Genuine Hope: Completing the Roosevelt Revolution with Pavlina Tcherneva
Who better to explain the Federal Job Guarantee than Pavlina Tcherneva, who wrote her first paper on the subject in 1996, when it was called the Employer of Last Resort? This was at the height of the Clinton “Goldilocks economy,” which boasted of full employment. Needless to say, the ELR did not capture the popular imagination. Now, almost a quarter of a century later, the conversation has shifted. The FJG is getting noticed. With the campaign season heating up, we are re-releasing this interview from 2018, in which Tcherneva talks about her newest working paper. She talks to Steve about the wide-ranging effects of chronic unemployment and defines the essential components of the solution.
The Job Guarantee is not just a policy for full employment, but for structural reform. It takes on macroeconomic, socio-economic, and labor market problems and shifts the paradigm for stabilization. We have a choice: we can stabilize the economy with a pool of unemployed workers, or it can be stabilized with a pool of the employed. The public sector is the only one that can serve this countercyclical function, through the power of the public purse.

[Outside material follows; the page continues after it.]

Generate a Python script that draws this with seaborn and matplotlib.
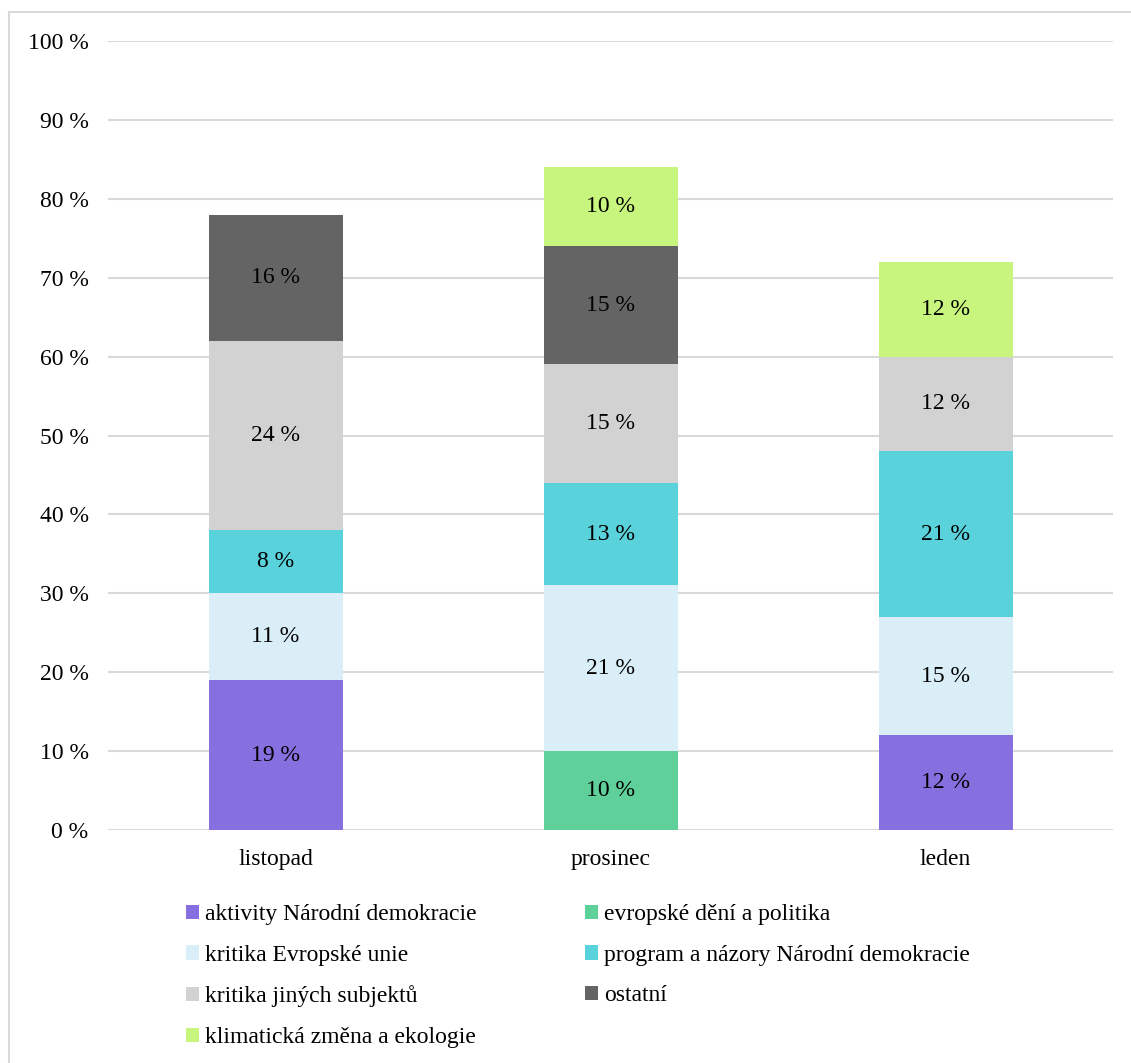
import numpy as np
import pandas as pd
import matplotlib
matplotlib.use("Agg")
import matplotlib.pyplot as plt
from matplotlib.lines import Line2D
from matplotlib.patches import Patch
import seaborn as sns

# Months (x categories)
MONTHS = ["listopad", "prosinec", "leden"]

# Topic series, in stacking order (bottom to top)
TOPICS = [
    "aktivity Národní demokracie",
    "evropské dění a politika",
    "kritika Evropské unie",
    "program a názory Národní demokracie",
    "kritika jiných subjektů",
    "ostatní",
    "klimatická změna a ekologie",
]

# Share of posts per topic (%), per month
aktivity = [19, 0, 12]
evropske = [0, 10, 0]
kritika_eu = [11, 21, 15]
program = [8, 13, 21]
kritika_jinych = [24, 15, 12]
ostatni = [16, 15, 0]
klima = [0, 10, 12]

COLORS = ["#8670E0", "#5FD09A", "#DAEEF8", "#5AD2DC", "#D2D2D2", "#646464", "#C7F57D"]

sns.set_style("white")
plt.rcParams["font.family"] = ["Liberation Serif", "DejaVu Serif"]
plt.rcParams["text.color"] = "black"

series = [aktivity, evropske, kritika_eu, program, kritika_jinych, ostatni, klima]

fig = plt.figure(figsize=(11.31, 10.63), dpi=100)
ax = fig.add_axes([108 / 1131, 233 / 1063, 1005 / 1131, 789 / 1063])

bottom = np.zeros(len(MONTHS))
for topic, vals, color in zip(TOPICS, series, COLORS):
    df = pd.DataFrame({"month": MONTHS, "value": vals})
    sns.barplot(data=df, x="month", y="value", order=MONTHS, color=color,
                width=0.4, bottom=bottom, ax=ax, saturation=1,
                linewidth=0, errorbar=None)
    labels = [f"{v} %" if v > 0 else "" for v in vals]
    ax.bar_label(ax.containers[-1], labels=labels, label_type="center",
                 fontsize=17, color="black")
    bottom = bottom + np.array(vals)

ax.set_ylim(0, 100)
ax.set_xlim(-0.5, 2.5)
ax.set_yticks(range(0, 101, 10))
ax.set_yticklabels([f"{t} %" for t in range(0, 101, 10)])
ax.yaxis.grid(True, color="#D9D9D9", linewidth=1.5)
ax.set_axisbelow(True)
ax.tick_params(axis="both", length=0, labelsize=17, colors="black")
ax.tick_params(axis="y", pad=14)
ax.tick_params(axis="x", pad=14)
ax.set_xlabel("")
ax.set_ylabel("")
for s in ax.spines.values():
    s.set_visible(False)

# legend: column-wise filling, reorder so rows match reference
leg_order = [0, 2, 4, 6, 1, 3, 5]
handles = [Patch(facecolor=COLORS[i], edgecolor="none") for i in leg_order]
fig.legend(handles, [TOPICS[i] for i in leg_order], ncol=2, frameon=False,
           loc="upper left", bbox_to_anchor=(165 / 1131, 1 - 883 / 1063),
           fontsize=17, handlelength=0.55, handleheight=0.55, handletextpad=0.25,
           columnspacing=4.6, labelspacing=0.83, labelcolor="black")

# chart frame (only top and left edges visible)
fig.add_artist(Line2D([9 / 1131, 1.0], [1 - 12 / 1063] * 2, color="#D9D9D9",
                      linewidth=1.5, transform=fig.transFigure))
fig.add_artist(Line2D([9 / 1131] * 2, [0, 1 - 12 / 1063], color="#D9D9D9",
                      linewidth=1.5, transform=fig.transFigure))

fig.savefig("out.png", dpi=100)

Tcherneva points out that the government has price supports for commodities like dairy, soybeans and corn. The most important commodity is neglected: Wage labor. She reminds us that economists, going back to Adam Smith, have always recognized that labor is a special input of production -- unlike machinery, factories, or raw material. Labor is the one commodity that reproduces the economy and the social reality. Yet it is the one commodity that is not supported by public policy.
Now that the Job Guarantee has come out of the closet, there are plenty of distorted, diminished proposals that miss the mark. According to Tcherneva there are three essential components for a Job Guarantee that will serve its full macroeconomic function:
1. It must be a permanent program
2. It must be universal
3. It must establish a wage floor
1. It must be a permanent program
2. It must be universal
3. It must establish a wage floor
The wonks in our audience will appreciate the discussion of the JG as a preventive program, going much farther than merely preventing unemployment. It will prevent crashes in the labor market and the collapse of aggregate demand. There’s a marked difference in the way workers spend into the economy when they’re receiving unemployment insurance versus when they have guaranteed employment, even at a minimum wage. It’s the difference between retrenchment and full economic engagement. The less wonky will be grateful for Tcherneva’s clear, direct illustration of these concepts.
This interview covers a wide range of related issues, from the three most common arguments against the Job Guarantee, to the faux Keynesians, serving up crank schemes for economic growth. After listening to this episode you will be armed and ready for the onslaught of lies and misconceptions the candidates will be slinging.